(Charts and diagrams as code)
[START]
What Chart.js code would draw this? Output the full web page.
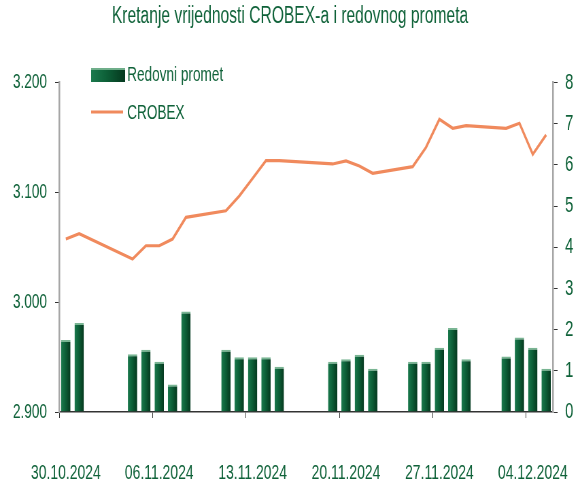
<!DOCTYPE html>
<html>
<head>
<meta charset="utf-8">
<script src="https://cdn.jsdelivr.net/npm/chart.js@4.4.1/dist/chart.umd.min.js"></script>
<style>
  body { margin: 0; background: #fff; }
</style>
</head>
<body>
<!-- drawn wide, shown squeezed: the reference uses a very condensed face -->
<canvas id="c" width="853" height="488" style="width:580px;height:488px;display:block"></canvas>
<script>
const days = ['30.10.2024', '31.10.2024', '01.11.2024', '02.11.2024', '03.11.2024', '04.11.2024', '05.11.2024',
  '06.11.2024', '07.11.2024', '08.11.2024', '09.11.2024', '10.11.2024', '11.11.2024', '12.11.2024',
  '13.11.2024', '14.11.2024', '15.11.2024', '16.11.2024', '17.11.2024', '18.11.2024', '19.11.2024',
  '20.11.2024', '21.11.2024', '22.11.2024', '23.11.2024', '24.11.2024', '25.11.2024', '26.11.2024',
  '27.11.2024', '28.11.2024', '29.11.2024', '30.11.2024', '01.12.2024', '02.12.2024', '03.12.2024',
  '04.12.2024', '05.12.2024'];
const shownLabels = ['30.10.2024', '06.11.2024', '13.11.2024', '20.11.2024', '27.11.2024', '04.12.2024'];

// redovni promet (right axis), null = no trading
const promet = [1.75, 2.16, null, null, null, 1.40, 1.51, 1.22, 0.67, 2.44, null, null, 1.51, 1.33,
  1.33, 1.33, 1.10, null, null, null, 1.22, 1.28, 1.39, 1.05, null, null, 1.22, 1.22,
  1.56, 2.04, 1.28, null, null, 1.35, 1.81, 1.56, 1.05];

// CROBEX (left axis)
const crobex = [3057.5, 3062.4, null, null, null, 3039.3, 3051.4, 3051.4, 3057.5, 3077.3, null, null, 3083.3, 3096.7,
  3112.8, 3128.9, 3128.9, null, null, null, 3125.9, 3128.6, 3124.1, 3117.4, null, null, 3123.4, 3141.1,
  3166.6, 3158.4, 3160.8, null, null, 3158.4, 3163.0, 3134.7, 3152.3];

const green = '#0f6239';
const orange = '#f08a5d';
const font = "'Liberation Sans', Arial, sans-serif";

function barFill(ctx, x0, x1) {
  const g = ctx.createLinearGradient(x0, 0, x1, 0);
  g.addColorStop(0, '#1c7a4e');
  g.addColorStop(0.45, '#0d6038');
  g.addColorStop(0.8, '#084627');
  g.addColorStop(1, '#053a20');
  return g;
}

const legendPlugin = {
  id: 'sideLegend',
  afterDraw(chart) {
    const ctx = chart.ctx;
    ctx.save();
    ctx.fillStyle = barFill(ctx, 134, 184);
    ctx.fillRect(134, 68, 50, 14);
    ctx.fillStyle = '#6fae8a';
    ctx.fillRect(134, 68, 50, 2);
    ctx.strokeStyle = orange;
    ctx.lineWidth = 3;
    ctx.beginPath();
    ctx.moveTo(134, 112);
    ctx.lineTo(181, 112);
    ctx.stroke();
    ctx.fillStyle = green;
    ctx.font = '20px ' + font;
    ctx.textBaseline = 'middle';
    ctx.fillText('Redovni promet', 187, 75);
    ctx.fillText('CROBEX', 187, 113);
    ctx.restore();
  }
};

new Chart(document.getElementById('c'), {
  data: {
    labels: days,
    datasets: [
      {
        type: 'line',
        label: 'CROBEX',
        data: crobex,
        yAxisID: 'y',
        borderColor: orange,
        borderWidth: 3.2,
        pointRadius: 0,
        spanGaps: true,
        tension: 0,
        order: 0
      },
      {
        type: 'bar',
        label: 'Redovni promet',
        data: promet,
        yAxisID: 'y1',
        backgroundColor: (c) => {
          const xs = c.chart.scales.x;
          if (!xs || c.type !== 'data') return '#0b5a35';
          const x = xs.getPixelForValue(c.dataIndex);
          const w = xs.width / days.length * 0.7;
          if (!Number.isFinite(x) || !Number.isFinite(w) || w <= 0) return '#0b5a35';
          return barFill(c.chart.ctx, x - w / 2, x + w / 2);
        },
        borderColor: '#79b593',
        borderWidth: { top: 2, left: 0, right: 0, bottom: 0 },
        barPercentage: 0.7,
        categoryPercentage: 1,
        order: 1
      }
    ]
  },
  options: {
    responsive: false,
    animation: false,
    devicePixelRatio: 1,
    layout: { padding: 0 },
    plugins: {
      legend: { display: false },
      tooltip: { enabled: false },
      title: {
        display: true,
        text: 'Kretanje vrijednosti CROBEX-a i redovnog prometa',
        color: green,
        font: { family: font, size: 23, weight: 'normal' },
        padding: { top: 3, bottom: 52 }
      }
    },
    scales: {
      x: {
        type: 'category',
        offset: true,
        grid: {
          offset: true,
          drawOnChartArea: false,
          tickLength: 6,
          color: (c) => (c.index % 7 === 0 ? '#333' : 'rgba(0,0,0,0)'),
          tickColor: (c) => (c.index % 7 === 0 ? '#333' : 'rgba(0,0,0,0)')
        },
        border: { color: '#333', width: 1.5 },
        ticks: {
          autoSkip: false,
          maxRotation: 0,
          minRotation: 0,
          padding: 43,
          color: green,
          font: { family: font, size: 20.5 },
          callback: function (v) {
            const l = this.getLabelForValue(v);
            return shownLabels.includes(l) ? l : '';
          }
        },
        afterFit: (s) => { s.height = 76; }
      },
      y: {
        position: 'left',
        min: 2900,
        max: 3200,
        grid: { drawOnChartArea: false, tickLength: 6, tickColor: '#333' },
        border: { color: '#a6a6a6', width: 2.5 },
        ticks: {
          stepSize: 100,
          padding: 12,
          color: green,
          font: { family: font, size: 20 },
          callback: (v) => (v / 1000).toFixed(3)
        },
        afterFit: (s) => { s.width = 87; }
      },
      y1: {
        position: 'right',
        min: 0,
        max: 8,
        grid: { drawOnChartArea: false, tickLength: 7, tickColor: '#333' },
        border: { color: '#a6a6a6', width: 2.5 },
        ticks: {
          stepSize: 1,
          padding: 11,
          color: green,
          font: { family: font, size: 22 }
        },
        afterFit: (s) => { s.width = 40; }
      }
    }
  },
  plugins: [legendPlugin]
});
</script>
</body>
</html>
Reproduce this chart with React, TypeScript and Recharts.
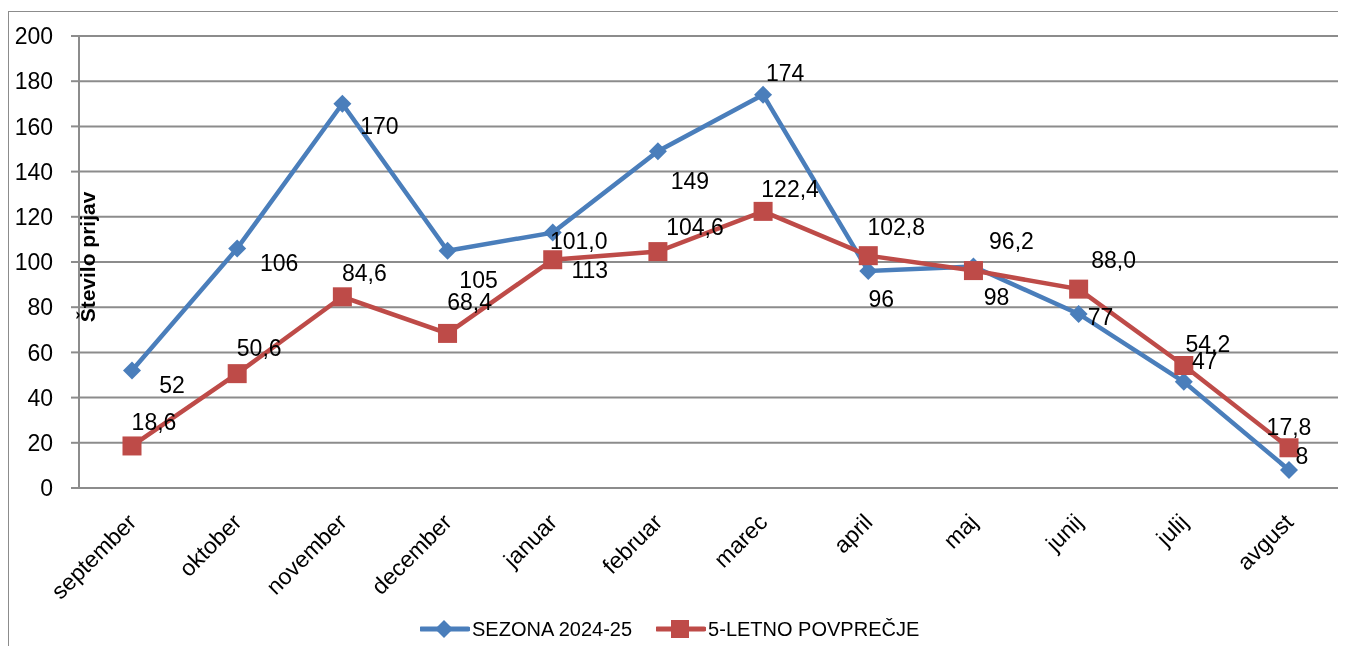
[END]
### TASK STATEMENT
Reproduce the records above exactly, leaving out every picture they contain.

### SOLUTION
What Chart.js code would draw this? Output the full web page.
<!DOCTYPE html>
<html>
<head>
<meta charset="utf-8">
<script src="https://cdn.jsdelivr.net/npm/chart.js@4.4.1/dist/chart.umd.min.js"></script>
<style>
  body { margin: 0; background: #fff; }
</style>
</head>
<body>
<!-- drawn wide, shown squeezed: the reference uses a very condensed face -->
<canvas id="c" width="853" height="488" style="width:580px;height:488px;display:block"></canvas>
<script>
const days = ['30.10.2024', '31.10.2024', '01.11.2024', '02.11.2024', '03.11.2024', '04.11.2024', '05.11.2024',
  '06.11.2024', '07.11.2024', '08.11.2024', '09.11.2024', '10.11.2024', '11.11.2024', '12.11.2024',
  '13.11.2024', '14.11.2024', '15.11.2024', '16.11.2024', '17.11.2024', '18.11.2024', '19.11.2024',
  '20.11.2024', '21.11.2024', '22.11.2024', '23.11.2024', '24.11.2024', '25.11.2024', '26.11.2024',
  '27.11.2024', '28.11.2024', '29.11.2024', '30.11.2024', '01.12.2024', '02.12.2024', '03.12.2024',
  '04.12.2024', '05.12.2024'];
const shownLabels = ['30.10.2024', '06.11.2024', '13.11.2024', '20.11.2024', '27.11.2024', '04.12.2024'];

// redovni promet (right axis), null = no trading
const promet = [1.75, 2.16, null, null, null, 1.40, 1.51, 1.22, 0.67, 2.44, null, null, 1.51, 1.33,
  1.33, 1.33, 1.10, null, null, null, 1.22, 1.28, 1.39, 1.05, null, null, 1.22, 1.22,
  1.56, 2.04, 1.28, null, null, 1.35, 1.81, 1.56, 1.05];

// CROBEX (left axis)
const crobex = [3057.5, 3062.4, null, null, null, 3039.3, 3051.4, 3051.4, 3057.5, 3077.3, null, null, 3083.3, 3096.7,
  3112.8, 3128.9, 3128.9, null, null, null, 3125.9, 3128.6, 3124.1, 3117.4, null, null, 3123.4, 3141.1,
  3166.6, 3158.4, 3160.8, null, null, 3158.4, 3163.0, 3134.7, 3152.3];

const green = '#0f6239';
const orange = '#f08a5d';
const font = "'Liberation Sans', Arial, sans-serif";

function barFill(ctx, x0, x1) {
  const g = ctx.createLinearGradient(x0, 0, x1, 0);
  g.addColorStop(0, '#1c7a4e');
  g.addColorStop(0.45, '#0d6038');
  g.addColorStop(0.8, '#084627');
  g.addColorStop(1, '#053a20');
  return g;
}

const legendPlugin = {
  id: 'sideLegend',
  afterDraw(chart) {
    const ctx = chart.ctx;
    ctx.save();
    ctx.fillStyle = barFill(ctx, 134, 184);
    ctx.fillRect(134, 68, 50, 14);
    ctx.fillStyle = '#6fae8a';
    ctx.fillRect(134, 68, 50, 2);
    ctx.strokeStyle = orange;
    ctx.lineWidth = 3;
    ctx.beginPath();
    ctx.moveTo(134, 112);
    ctx.lineTo(181, 112);
    ctx.stroke();
    ctx.fillStyle = green;
    ctx.font = '20px ' + font;
    ctx.textBaseline = 'middle';
    ctx.fillText('Redovni promet', 187, 75);
    ctx.fillText('CROBEX', 187, 113);
    ctx.restore();
  }
};

new Chart(document.getElementById('c'), {
  data: {
    labels: days,
    datasets: [
      {
        type: 'line',
        label: 'CROBEX',
        data: crobex,
        yAxisID: 'y',
        borderColor: orange,
        borderWidth: 3.2,
        pointRadius: 0,
        spanGaps: true,
        tension: 0,
        order: 0
      },
      {
        type: 'bar',
        label: 'Redovni promet',
        data: promet,
        yAxisID: 'y1',
        backgroundColor: (c) => {
          const xs = c.chart.scales.x;
          if (!xs || c.type !== 'data') return '#0b5a35';
          const x = xs.getPixelForValue(c.dataIndex);
          const w = xs.width / days.length * 0.7;
          if (!Number.isFinite(x) || !Number.isFinite(w) || w <= 0) return '#0b5a35';
          return barFill(c.chart.ctx, x - w / 2, x + w / 2);
        },
        borderColor: '#79b593',
        borderWidth: { top: 2, left: 0, right: 0, bottom: 0 },
        barPercentage: 0.7,
        categoryPercentage: 1,
        order: 1
      }
    ]
  },
  options: {
    responsive: false,
    animation: false,
    devicePixelRatio: 1,
    layout: { padding: 0 },
    plugins: {
      legend: { display: false },
      tooltip: { enabled: false },
      title: {
        display: true,
        text: 'Kretanje vrijednosti CROBEX-a i redovnog prometa',
        color: green,
        font: { family: font, size: 23, weight: 'normal' },
        padding: { top: 3, bottom: 52 }
      }
    },
    scales: {
      x: {
        type: 'category',
        offset: true,
        grid: {
          offset: true,
          drawOnChartArea: false,
          tickLength: 6,
          color: (c) => (c.index % 7 === 0 ? '#333' : 'rgba(0,0,0,0)'),
          tickColor: (c) => (c.index % 7 === 0 ? '#333' : 'rgba(0,0,0,0)')
        },
        border: { color: '#333', width: 1.5 },
        ticks: {
          autoSkip: false,
          maxRotation: 0,
          minRotation: 0,
          padding: 43,
          color: green,
          font: { family: font, size: 20.5 },
          callback: function (v) {
            const l = this.getLabelForValue(v);
            return shownLabels.includes(l) ? l : '';
          }
        },
        afterFit: (s) => { s.height = 76; }
      },
      y: {
        position: 'left',
        min: 2900,
        max: 3200,
        grid: { drawOnChartArea: false, tickLength: 6, tickColor: '#333' },
        border: { color: '#a6a6a6', width: 2.5 },
        ticks: {
          stepSize: 100,
          padding: 12,
          color: green,
          font: { family: font, size: 20 },
          callback: (v) => (v / 1000).toFixed(3)
        },
        afterFit: (s) => { s.width = 87; }
      },
      y1: {
        position: 'right',
        min: 0,
        max: 8,
        grid: { drawOnChartArea: false, tickLength: 7, tickColor: '#333' },
        border: { color: '#a6a6a6', width: 2.5 },
        ticks: {
          stepSize: 1,
          padding: 11,
          color: green,
          font: { family: font, size: 22 }
        },
        afterFit: (s) => { s.width = 40; }
      }
    }
  },
  plugins: [legendPlugin]
});
</script>
</body>
</html>
Reproduce this chart with React, TypeScript and Recharts.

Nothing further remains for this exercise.